**What you are asked to do**
Return precisely the span of lines from the top of the material below to the line containing "import pandas as pd", both included. Pictures are excluded.

-- START OF Recorded information --

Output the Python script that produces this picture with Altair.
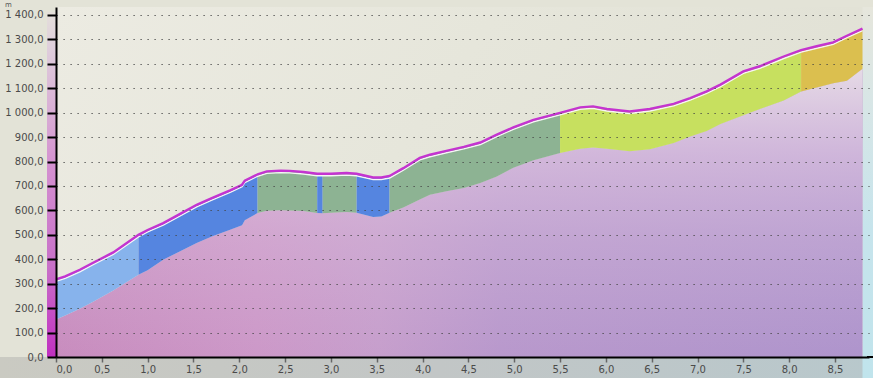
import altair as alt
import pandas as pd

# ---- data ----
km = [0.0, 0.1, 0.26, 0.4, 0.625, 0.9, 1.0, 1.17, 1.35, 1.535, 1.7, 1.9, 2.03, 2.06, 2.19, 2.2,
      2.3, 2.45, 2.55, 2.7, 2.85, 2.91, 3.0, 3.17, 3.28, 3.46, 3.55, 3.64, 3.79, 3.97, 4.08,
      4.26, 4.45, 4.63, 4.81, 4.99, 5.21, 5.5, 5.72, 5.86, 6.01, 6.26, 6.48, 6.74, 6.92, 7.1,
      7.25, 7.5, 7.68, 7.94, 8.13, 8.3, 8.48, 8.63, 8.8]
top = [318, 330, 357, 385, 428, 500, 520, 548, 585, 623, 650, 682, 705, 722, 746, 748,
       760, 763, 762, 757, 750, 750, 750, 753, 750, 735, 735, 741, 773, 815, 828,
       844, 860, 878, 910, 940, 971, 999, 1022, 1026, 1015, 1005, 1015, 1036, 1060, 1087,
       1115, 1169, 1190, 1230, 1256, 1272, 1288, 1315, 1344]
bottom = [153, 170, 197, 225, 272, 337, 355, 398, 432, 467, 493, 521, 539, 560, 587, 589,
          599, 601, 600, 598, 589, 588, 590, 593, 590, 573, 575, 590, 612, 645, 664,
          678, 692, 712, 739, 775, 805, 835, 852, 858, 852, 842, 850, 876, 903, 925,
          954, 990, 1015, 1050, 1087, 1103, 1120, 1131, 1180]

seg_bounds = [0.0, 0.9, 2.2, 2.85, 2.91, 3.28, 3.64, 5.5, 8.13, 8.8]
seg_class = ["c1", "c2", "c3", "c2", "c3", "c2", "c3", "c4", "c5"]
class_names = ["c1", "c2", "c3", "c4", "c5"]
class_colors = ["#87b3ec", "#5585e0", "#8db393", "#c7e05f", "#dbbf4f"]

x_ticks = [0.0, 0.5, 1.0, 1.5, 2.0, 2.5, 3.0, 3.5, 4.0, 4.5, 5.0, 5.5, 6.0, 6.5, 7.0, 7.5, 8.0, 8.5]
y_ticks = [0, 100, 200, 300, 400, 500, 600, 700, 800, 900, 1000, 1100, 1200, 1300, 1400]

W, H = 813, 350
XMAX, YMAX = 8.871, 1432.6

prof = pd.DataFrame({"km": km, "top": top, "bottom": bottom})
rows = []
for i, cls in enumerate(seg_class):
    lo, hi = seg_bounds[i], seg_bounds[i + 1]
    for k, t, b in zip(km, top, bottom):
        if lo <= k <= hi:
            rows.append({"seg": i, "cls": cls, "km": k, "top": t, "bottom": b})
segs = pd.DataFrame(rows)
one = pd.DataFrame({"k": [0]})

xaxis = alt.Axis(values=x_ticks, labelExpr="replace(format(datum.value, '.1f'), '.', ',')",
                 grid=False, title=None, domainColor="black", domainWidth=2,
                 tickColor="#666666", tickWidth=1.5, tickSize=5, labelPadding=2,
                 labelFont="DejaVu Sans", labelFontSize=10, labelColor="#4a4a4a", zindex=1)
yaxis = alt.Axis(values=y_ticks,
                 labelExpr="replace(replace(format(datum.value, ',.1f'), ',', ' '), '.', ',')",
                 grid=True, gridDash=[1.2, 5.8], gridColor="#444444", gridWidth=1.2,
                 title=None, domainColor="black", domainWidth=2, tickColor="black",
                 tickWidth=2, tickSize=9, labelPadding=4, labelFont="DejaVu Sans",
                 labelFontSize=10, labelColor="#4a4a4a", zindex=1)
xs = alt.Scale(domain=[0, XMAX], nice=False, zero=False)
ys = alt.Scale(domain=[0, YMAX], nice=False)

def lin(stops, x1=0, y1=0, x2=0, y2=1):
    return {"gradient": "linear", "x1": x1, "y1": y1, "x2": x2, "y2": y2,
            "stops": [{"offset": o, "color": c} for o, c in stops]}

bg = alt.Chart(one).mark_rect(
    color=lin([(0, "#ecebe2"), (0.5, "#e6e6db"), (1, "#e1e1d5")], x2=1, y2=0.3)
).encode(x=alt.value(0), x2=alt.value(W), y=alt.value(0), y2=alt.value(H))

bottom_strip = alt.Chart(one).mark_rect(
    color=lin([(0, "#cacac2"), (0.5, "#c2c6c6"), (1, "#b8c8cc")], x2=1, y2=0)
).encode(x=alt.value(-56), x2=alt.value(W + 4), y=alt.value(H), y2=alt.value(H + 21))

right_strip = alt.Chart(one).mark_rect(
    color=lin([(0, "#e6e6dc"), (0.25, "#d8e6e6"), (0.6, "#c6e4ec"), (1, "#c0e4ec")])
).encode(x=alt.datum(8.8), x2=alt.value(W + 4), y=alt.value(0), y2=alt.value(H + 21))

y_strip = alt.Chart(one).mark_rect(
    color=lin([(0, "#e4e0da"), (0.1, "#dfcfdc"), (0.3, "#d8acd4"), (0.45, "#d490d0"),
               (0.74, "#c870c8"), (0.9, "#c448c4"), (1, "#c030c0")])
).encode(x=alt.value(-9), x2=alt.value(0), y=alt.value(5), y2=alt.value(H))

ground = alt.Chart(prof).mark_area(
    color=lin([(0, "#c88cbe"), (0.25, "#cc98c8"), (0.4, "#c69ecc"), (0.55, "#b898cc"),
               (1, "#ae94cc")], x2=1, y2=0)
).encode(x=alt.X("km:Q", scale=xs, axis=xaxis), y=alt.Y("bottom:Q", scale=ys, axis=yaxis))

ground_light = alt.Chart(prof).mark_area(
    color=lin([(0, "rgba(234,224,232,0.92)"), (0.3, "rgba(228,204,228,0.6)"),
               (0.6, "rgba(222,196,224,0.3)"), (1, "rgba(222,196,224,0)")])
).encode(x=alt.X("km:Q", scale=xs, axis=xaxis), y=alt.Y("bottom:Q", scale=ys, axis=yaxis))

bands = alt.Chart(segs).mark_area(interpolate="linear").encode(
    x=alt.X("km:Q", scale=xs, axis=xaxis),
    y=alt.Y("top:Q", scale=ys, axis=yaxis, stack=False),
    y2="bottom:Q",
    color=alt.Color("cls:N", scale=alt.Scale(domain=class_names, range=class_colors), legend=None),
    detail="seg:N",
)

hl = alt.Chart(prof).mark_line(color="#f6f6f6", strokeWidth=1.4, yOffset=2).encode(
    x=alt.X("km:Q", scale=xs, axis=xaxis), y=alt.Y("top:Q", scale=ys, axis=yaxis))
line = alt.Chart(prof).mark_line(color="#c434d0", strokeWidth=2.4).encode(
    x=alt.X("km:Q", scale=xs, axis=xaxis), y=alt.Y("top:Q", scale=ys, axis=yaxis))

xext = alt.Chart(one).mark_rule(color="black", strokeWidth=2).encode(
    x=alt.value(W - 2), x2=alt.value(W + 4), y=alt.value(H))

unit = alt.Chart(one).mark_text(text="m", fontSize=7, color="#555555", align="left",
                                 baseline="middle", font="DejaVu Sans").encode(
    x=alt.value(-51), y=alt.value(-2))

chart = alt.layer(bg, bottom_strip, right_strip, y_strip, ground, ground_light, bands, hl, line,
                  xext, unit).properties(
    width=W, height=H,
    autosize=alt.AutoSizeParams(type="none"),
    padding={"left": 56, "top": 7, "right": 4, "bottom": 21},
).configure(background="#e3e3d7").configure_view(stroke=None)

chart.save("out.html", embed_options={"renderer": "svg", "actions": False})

-- END OF Recorded information --

**Finished task**
Output the Python script that produces this picture with Altair.
import altair as alt
import pandas as pd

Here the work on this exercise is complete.